» What to work on:
Report how many lines below contain the word "chart", and give only that number.

● ● ● ● ●

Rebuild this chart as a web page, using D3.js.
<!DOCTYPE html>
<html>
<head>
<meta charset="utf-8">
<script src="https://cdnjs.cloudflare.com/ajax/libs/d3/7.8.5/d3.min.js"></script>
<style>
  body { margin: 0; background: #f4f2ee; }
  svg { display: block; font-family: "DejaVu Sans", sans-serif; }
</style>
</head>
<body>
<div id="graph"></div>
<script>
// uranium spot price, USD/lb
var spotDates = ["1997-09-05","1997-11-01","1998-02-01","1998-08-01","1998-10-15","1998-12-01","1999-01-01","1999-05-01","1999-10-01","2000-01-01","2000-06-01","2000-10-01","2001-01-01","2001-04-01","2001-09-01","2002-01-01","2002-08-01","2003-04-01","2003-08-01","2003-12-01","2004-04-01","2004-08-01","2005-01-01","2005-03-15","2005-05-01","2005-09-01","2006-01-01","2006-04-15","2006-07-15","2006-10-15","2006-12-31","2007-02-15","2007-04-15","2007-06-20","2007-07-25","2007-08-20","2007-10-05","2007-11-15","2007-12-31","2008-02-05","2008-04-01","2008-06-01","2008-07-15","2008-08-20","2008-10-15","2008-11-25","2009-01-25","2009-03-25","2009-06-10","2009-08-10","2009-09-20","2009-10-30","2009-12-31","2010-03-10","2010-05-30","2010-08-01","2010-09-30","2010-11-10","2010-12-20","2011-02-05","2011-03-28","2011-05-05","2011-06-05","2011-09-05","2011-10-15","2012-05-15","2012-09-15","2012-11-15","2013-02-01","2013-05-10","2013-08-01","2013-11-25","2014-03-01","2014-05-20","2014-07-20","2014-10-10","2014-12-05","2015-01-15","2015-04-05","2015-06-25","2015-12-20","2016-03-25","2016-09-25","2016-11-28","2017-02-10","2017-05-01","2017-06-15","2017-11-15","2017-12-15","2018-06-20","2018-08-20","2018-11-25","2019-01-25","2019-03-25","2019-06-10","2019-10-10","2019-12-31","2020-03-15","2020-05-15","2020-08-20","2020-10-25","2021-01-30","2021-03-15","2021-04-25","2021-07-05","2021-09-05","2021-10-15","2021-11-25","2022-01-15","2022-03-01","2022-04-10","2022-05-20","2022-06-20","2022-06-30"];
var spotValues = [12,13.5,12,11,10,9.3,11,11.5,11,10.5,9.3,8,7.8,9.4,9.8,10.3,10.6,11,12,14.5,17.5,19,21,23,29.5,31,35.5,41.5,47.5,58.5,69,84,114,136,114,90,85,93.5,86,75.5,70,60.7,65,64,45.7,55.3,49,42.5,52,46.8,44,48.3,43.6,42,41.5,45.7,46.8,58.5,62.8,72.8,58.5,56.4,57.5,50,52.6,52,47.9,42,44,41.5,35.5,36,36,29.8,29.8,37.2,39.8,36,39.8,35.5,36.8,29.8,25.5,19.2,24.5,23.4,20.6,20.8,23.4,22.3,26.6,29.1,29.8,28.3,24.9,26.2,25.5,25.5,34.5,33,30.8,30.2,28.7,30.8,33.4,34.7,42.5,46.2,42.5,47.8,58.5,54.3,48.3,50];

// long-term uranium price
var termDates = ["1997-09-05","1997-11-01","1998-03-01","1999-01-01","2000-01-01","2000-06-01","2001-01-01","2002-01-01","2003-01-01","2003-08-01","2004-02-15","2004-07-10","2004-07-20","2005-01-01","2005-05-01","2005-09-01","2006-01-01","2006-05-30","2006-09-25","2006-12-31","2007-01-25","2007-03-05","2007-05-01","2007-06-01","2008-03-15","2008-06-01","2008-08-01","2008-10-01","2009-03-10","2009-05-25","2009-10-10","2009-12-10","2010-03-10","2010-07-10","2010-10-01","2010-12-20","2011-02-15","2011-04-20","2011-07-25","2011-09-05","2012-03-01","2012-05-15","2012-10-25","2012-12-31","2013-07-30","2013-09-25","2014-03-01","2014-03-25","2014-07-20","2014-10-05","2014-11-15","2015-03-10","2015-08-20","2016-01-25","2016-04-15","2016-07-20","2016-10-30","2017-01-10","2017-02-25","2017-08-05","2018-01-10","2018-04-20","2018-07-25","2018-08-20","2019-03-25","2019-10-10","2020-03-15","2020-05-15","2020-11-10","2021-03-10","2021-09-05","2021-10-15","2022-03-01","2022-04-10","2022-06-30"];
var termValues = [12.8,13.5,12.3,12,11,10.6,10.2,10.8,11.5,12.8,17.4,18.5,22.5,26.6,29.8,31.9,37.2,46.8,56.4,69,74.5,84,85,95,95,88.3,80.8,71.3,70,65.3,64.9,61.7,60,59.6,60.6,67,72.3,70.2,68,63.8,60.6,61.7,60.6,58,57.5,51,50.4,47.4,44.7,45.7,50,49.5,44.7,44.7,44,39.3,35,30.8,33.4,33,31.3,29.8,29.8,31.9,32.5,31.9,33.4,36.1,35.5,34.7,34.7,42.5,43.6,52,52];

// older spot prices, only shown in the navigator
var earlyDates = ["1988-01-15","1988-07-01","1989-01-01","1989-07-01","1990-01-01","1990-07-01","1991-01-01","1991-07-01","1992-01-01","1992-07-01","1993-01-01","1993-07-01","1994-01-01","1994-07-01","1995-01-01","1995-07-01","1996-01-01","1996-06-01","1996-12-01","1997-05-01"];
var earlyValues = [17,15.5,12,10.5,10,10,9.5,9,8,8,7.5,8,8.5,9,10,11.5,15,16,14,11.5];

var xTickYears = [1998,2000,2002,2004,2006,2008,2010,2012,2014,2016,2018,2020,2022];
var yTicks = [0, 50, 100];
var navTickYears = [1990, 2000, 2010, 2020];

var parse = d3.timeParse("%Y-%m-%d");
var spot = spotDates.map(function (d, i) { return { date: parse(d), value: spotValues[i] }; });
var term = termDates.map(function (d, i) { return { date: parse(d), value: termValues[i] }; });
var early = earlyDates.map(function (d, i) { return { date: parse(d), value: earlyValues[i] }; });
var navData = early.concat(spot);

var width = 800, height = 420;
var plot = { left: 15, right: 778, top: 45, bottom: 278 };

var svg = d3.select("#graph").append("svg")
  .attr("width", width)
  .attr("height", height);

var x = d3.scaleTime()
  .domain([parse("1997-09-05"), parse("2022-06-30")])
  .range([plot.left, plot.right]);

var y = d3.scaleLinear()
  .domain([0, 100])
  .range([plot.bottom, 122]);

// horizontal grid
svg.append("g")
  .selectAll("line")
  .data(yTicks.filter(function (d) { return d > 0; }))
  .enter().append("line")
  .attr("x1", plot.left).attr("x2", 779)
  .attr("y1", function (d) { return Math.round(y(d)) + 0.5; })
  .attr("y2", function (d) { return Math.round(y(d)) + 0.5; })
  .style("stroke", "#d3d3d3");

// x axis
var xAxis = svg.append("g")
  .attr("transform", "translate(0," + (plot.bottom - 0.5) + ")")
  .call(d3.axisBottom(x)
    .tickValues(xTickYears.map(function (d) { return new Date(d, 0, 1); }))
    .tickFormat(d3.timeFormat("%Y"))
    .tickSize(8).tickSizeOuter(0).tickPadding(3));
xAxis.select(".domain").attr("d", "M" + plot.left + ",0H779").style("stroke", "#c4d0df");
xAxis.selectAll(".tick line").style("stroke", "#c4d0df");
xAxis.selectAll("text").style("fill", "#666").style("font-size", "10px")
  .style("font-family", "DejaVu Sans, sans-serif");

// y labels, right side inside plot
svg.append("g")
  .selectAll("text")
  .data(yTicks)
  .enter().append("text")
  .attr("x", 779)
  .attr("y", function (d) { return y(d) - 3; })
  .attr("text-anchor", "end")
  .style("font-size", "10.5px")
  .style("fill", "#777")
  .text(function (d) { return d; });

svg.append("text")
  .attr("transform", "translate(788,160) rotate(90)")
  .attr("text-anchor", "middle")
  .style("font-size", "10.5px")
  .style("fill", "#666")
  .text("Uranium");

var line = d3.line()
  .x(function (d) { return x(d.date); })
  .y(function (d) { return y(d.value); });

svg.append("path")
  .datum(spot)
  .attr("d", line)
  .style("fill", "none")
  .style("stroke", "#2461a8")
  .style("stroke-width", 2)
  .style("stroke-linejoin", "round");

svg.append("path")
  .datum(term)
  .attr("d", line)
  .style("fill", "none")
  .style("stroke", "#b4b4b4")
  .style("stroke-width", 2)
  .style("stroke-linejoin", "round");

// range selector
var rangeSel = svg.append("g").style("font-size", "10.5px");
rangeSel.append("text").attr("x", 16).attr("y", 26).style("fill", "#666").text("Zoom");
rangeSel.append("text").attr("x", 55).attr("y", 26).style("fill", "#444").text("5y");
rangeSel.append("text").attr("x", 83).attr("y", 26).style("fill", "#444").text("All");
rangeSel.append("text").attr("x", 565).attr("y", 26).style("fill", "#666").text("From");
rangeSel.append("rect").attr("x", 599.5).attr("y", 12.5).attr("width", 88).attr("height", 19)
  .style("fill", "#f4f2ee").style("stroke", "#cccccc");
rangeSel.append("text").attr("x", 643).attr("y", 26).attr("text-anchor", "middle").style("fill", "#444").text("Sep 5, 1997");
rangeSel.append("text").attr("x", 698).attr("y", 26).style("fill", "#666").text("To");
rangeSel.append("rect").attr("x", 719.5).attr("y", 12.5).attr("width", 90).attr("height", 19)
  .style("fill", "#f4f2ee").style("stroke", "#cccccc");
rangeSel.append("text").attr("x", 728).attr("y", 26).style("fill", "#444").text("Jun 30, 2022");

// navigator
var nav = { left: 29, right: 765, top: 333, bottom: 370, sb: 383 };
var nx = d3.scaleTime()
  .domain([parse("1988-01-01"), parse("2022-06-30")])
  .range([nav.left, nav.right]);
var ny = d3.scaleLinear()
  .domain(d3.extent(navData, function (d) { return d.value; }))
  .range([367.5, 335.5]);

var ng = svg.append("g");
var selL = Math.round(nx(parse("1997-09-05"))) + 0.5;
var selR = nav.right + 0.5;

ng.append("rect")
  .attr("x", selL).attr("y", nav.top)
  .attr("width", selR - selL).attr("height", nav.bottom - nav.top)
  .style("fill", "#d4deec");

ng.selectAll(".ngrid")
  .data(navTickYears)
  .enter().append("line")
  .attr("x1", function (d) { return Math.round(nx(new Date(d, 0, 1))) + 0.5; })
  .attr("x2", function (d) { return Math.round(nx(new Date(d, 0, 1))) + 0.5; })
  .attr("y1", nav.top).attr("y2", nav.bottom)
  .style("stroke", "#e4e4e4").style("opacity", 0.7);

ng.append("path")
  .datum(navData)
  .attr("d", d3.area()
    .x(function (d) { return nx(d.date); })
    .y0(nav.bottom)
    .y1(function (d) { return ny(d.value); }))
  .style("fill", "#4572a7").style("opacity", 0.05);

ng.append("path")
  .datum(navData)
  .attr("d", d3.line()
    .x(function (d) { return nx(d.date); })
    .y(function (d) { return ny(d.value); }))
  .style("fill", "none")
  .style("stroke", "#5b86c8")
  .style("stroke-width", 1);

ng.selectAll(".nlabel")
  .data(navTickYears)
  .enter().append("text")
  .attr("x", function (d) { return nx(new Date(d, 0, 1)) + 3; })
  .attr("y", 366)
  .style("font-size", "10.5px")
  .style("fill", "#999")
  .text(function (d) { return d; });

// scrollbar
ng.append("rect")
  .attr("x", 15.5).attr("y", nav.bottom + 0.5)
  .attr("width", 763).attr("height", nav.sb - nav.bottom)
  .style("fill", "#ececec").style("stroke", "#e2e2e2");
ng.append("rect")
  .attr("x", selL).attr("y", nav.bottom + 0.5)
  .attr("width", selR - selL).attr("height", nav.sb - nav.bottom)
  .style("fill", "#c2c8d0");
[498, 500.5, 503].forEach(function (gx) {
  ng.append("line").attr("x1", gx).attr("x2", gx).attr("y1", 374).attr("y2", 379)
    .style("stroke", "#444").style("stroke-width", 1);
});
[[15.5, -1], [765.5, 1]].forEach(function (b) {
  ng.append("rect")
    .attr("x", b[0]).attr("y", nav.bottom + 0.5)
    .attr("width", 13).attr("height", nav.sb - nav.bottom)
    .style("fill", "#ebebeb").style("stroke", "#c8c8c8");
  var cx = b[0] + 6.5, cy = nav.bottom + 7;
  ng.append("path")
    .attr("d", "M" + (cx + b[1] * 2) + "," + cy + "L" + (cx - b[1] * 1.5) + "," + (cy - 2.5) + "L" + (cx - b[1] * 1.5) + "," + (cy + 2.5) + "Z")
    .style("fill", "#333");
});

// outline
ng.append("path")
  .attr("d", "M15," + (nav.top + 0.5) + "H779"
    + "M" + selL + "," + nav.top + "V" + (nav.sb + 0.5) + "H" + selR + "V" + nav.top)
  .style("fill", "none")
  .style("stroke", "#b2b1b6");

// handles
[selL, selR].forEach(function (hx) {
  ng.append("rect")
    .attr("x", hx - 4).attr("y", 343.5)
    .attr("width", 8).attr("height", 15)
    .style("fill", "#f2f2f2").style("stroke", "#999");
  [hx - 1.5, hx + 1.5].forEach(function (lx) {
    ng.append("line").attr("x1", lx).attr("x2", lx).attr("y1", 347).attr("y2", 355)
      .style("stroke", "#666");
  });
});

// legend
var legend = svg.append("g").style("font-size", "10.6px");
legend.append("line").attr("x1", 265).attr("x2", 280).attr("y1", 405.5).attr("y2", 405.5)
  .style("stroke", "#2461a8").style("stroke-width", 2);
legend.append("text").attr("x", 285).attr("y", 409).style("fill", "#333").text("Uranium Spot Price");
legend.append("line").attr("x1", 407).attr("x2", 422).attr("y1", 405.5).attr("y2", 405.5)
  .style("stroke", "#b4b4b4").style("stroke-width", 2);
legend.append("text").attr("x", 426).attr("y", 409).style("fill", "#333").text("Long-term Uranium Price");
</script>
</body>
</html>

● ● ● ● ●

» Right answer:
1